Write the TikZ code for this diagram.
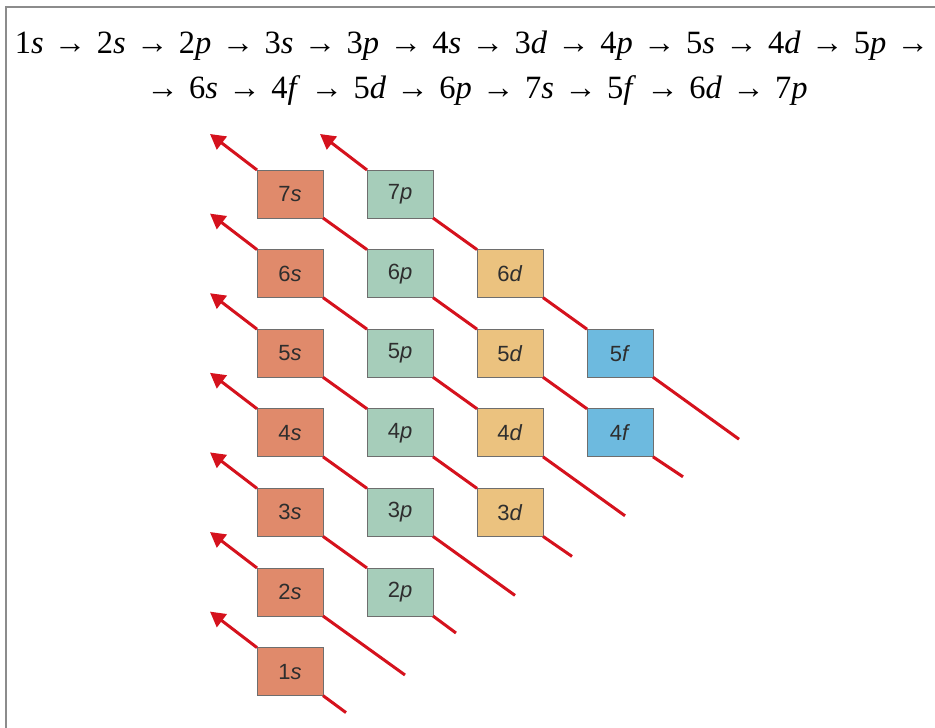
\documentclass[tikz,border=0pt]{standalone}
\usepackage{fontspec}
\setmainfont{Liberation Serif}
\newfontfamily\boxfont{Liberation Sans}
\usepackage{xcolor}
\usetikzlibrary{arrows.meta, positioning}
\definecolor{sfill}{HTML}{E08A6B}
\definecolor{pfill}{HTML}{A6CDBA}
\definecolor{dfill}{HTML}{EBC27F}
\definecolor{ffill}{HTML}{6DBADF}
\definecolor{boxborder}{HTML}{6E6E6E}
\definecolor{fillred}{HTML}{D5121D}
\definecolor{frameline}{HTML}{8C8C8C}
\definecolor{labeltext}{HTML}{2E2E2E}
\newcommand{\orbtxt}[2]{#1\textit{#2}}
\newcommand{\nxt}{\hspace{10.35pt}→\hspace{10.35pt}}
\tikzset{
orbital/.style={
draw=boxborder,
line width=1pt,
minimum width=66pt,
minimum height=48pt,
inner sep=0pt,
outer sep=0pt,
font=\boxfont\fontsize{22}{26}\selectfont,
text=labeltext
},
sbox/.style={orbital, fill=sfill},
pbox/.style={orbital, fill=pfill},
dbox/.style={orbital, fill=dfill},
fbox/.style={orbital, fill=ffill},
fillline/.style={
draw=fillred,
line width=3pt
},
fillarrow/.style={
fillline,
-{Triangle[length=15pt,width=16pt]}
},
ordertext/.style={
font=\fontsize{32.5}{36}\selectfont,
text=black,
inner sep=0pt
}
}

\begin{document}
\begin{tikzpicture}[x=1pt, y=1pt]
\useasboundingbox (0,0) rectangle (935,-728);

% frame
\draw[frameline, line width=2.5pt] (935,-7) -- (6,-7) -- (6,-728);

% filling order
\node[ordertext, anchor=base] (order1) at (472,-53)
  {\orbtxt1s\nxt\orbtxt2s\nxt\orbtxt2p\nxt\orbtxt3s\nxt\orbtxt3p\nxt\orbtxt4s\nxt\orbtxt3d\nxt\orbtxt4p\nxt\orbtxt5s\nxt\orbtxt4d\nxt\orbtxt5p\hspace{10.35pt}→};
\node[ordertext, anchor=base] (order2) at (477,-98)
  {→\hspace{10.35pt}\orbtxt6s\nxt\orbtxt4f\nxt\orbtxt5d\nxt\orbtxt6p\nxt\orbtxt7s\nxt\orbtxt5f\nxt\orbtxt6d\nxt\orbtxt7p};

% s column
\node[sbox] (b7s) at (290,-194) {\orbtxt7s};
\node[sbox, below=31.6pt of b7s] (b6s) {\orbtxt6s};
\node[sbox, below=31.6pt of b6s] (b5s) {\orbtxt5s};
\node[sbox, below=31.6pt of b5s] (b4s) {\orbtxt4s};
\node[sbox, below=31.6pt of b4s] (b3s) {\orbtxt3s};
\node[sbox, below=31.6pt of b3s] (b2s) {\orbtxt2s};
\node[sbox, below=31.6pt of b2s] (b1s) {\orbtxt1s};

% p column
\node[pbox, right=44pt of b7s] (b7p) {\orbtxt7p};
\node[pbox, right=44pt of b6s] (b6p) {\orbtxt6p};
\node[pbox, right=44pt of b5s] (b5p) {\orbtxt5p};
\node[pbox, right=44pt of b4s] (b4p) {\orbtxt4p};
\node[pbox, right=44pt of b3s] (b3p) {\orbtxt3p};
\node[pbox, right=44pt of b2s] (b2p) {\orbtxt2p};

% d column
\node[dbox, right=44pt of b6p] (b6d) {\orbtxt6d};
\node[dbox, right=44pt of b5p] (b5d) {\orbtxt5d};
\node[dbox, right=44pt of b4p] (b4d) {\orbtxt4d};
\node[dbox, right=44pt of b3p] (b3d) {\orbtxt3d};

% f column
\node[fbox, right=44pt of b5d] (b5f) {\orbtxt5f};
\node[fbox, right=44pt of b4d] (b4f) {\orbtxt4f};

% arrow tips
\coordinate[above left=36pt and 47pt of b1s.north west] (tip1);
\coordinate[above left=36pt and 47pt of b2s.north west] (tip2);
\coordinate[above left=36pt and 47pt of b3s.north west] (tip3);
\coordinate[above left=36pt and 47pt of b4s.north west] (tip4);
\coordinate[above left=36pt and 47pt of b5s.north west] (tip5);
\coordinate[above left=36pt and 47pt of b6s.north west] (tip6);
\coordinate[above left=36pt and 47pt of b7s.north west] (tip7);
\coordinate[above left=36pt and 47pt of b7p.north west] (tip8);

% line ends
\coordinate[below right=17pt and 23pt of b1s.south east] (end1);
\coordinate[below right=59pt and 82pt of b2s.south east] (end2);
\coordinate[below right=17pt and 23pt of b2p.south east] (end3);
\coordinate[below right=59pt and 82pt of b3p.south east] (end4);
\coordinate[below right=20pt and 29pt of b3d.south east] (end5);
\coordinate[below right=59pt and 82pt of b4d.south east] (end6);
\coordinate[below right=20pt and 30pt of b4f.south east] (end7);
\coordinate[below right=62pt and 86pt of b5f.south east] (end8);

% diagonals
\draw[fillline] (end1) -- (b1s.south east);
\draw[fillarrow] (b1s.north west) -- (tip1);

\draw[fillline] (end2) -- (b2s.south east);
\draw[fillarrow] (b2s.north west) -- (tip2);

\draw[fillline] (end3) -- (b2p.south east);
\draw[fillline] (b2p.north west) -- (b3s.south east);
\draw[fillarrow] (b3s.north west) -- (tip3);

\draw[fillline] (end4) -- (b3p.south east);
\draw[fillline] (b3p.north west) -- (b4s.south east);
\draw[fillarrow] (b4s.north west) -- (tip4);

\draw[fillline] (end5) -- (b3d.south east);
\draw[fillline] (b3d.north west) -- (b4p.south east);
\draw[fillline] (b4p.north west) -- (b5s.south east);
\draw[fillarrow] (b5s.north west) -- (tip5);

\draw[fillline] (end6) -- (b4d.south east);
\draw[fillline] (b4d.north west) -- (b5p.south east);
\draw[fillline] (b5p.north west) -- (b6s.south east);
\draw[fillarrow] (b6s.north west) -- (tip6);

\draw[fillline] (end7) -- (b4f.south east);
\draw[fillline] (b4f.north west) -- (b5d.south east);
\draw[fillline] (b5d.north west) -- (b6p.south east);
\draw[fillline] (b6p.north west) -- (b7s.south east);
\draw[fillarrow] (b7s.north west) -- (tip7);

\draw[fillline] (end8) -- (b5f.south east);
\draw[fillline] (b5f.north west) -- (b6d.south east);
\draw[fillline] (b6d.north west) -- (b7p.south east);
\draw[fillarrow] (b7p.north west) -- (tip8);

\end{tikzpicture}
\end{document}
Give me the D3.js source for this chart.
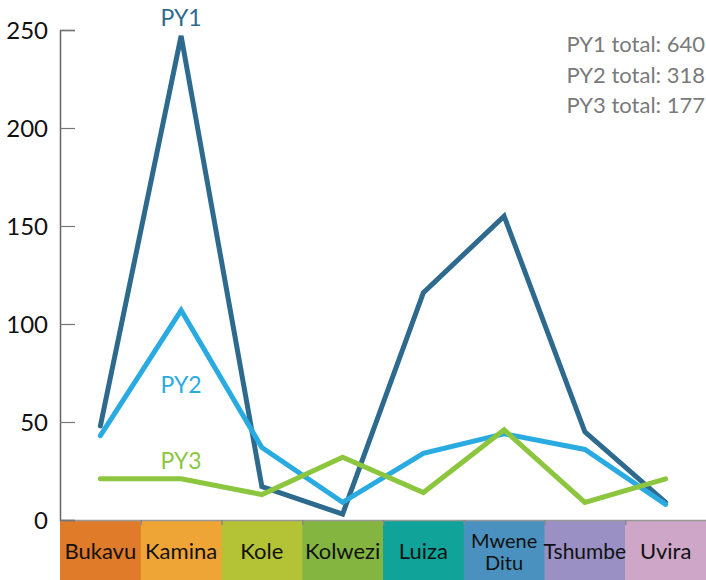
<!DOCTYPE html>
<html>
<head>
<meta charset="utf-8">
<script src="https://cdn.jsdelivr.net/npm/d3@7"></script>
<style>
  body { margin: 0; background: #fff; }
  svg { display: block; font-family: "Lato", "DejaVu Sans", sans-serif; }
</style>
</head>
<body>
<div id="chart"></div>
<script>
const categories = ['Bukavu', 'Kamina', 'Kole', 'Kolwezi', 'Luiza', 'Mwene Ditu', 'Tshumbe', 'Uvira'];
const bandColors = ['#e07b2a', '#eea536', '#b4c235', '#84b541', '#0fa39a', '#4a91bf', '#9a90c4', '#cea6c8'];
const seriesNames = ['PY1', 'PY2', 'PY3'];
const py1 = [48, 247, 17, 3, 116, 155, 45, 9];
const py2 = [43, 107, 37, 9, 34, 44, 36, 8];
const py3 = [21, 21, 13, 32, 14, 46, 9, 21];
const lineColors = ['#2d6a8d', '#29abe2', '#8cc63f'];
const yTicks = [0, 50, 100, 150, 200, 250];

const width = 706, height = 580;
const margin = {top: 30, right: 0, bottom: 60, left: 60};
const svg = d3.select('#chart').append('svg').attr('width', width).attr('height', height);

const x = d3.scaleBand().domain(categories).range([margin.left, width - margin.right]);
const y = d3.scaleLinear().domain([0, 250]).range([height - margin.bottom, margin.top]);

// category bands along the bottom
const bands = svg.append('g');
bands.selectAll('rect').data(categories).enter().append('rect')
  .attr('x', d => x(d)).attr('y', y(0))
  .attr('width', x.bandwidth() + 0.5).attr('height', margin.bottom)
  .attr('fill', (d, i) => bandColors[i]);

bands.selectAll('text').data(categories).enter().append('text')
  .attr('x', d => x(d) + x.bandwidth() / 2)
  .attr('y', y(0) + 39)
  .attr('text-anchor', 'middle')
  .attr('font-size', d => d === 'Tshumbe' ? 21 : 22)
  .attr('fill', '#111')
  .each(function (d) {
    const parts = d.split(' ');
    const t = d3.select(this);
    if (parts.length > 1) {
      t.attr('font-size', 20);
      parts.forEach((p, k) => t.append('tspan').attr('x', x(d) + x.bandwidth() / 2)
        .attr('y', y(0) + 28 + k * 22).text(p));
    } else {
      t.text(d);
    }
  });

// x axis line with small ticks at band edges
svg.append('line').attr('x1', margin.left).attr('x2', width).attr('y1', y(0) + 0.5).attr('y2', y(0) + 0.5)
  .attr('stroke', '#999').attr('stroke-width', 1.5);
svg.append('g').selectAll('line').data(categories.slice(1)).enter().append('line')
  .attr('x1', d => x(d) + 0.5).attr('x2', d => x(d) + 0.5)
  .attr('y1', y(0)).attr('y2', y(0) + 5)
  .attr('stroke', '#888').attr('stroke-width', 1.5);

// y axis
const yAxis = svg.append('g').attr('transform', `translate(${margin.left},0)`)
  .call(d3.axisRight(y).tickValues(yTicks).tickSize(15).tickFormat(''));
yAxis.select('.domain').attr('stroke', '#666').attr('stroke-width', 1.5);
yAxis.selectAll('.tick line').attr('stroke', '#777').attr('stroke-width', 1.2);
svg.append('g').selectAll('text').data(yTicks).enter().append('text')
  .attr('x', 48).attr('y', d => y(d) + 9)
  .attr('text-anchor', 'end').attr('font-size', 24).attr('fill', '#111')
  .text(d => d);

// lines
const allSeries = [py1, py2, py3];
const line = d3.line().x((d, i) => x(categories[i]) + x.bandwidth() / 2).y(d => y(d));
svg.append('g').selectAll('path').data(allSeries).enter().append('path')
  .attr('d', line)
  .attr('fill', 'none')
  .attr('stroke', (d, i) => lineColors[i])
  .attr('stroke-width', 5)
  .attr('stroke-linejoin', 'miter')
  .attr('stroke-linecap', 'round');

// series labels
const labelY = [18, 385, 461];
svg.append('g').selectAll('text').data(seriesNames).enter().append('text')
  .attr('x', x('Kamina') + x.bandwidth() / 2)
  .attr('y', (d, i) => labelY[i] + 8)
  .attr('text-anchor', 'middle').attr('font-size', 23)
  .attr('fill', (d, i) => lineColors[i])
  .text(d => d);

// totals
svg.append('g').selectAll('text').data(seriesNames).enter().append('text')
  .attr('x', 705).attr('y', (d, i) => 52 + i * 30.5)
  .attr('text-anchor', 'end').attr('font-size', 22).attr('fill', '#7a7a7a')
  .text((d, i) => `${d} total: ${d3.sum(allSeries[i])}`);
</script>
</body>
</html>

The request: Return, from the data, each line that has the word "this" in it.

Finished answer:
Write the TikZ code for this diagram.
Give me the D3.js source for this chart.
    const t = d3.select(this);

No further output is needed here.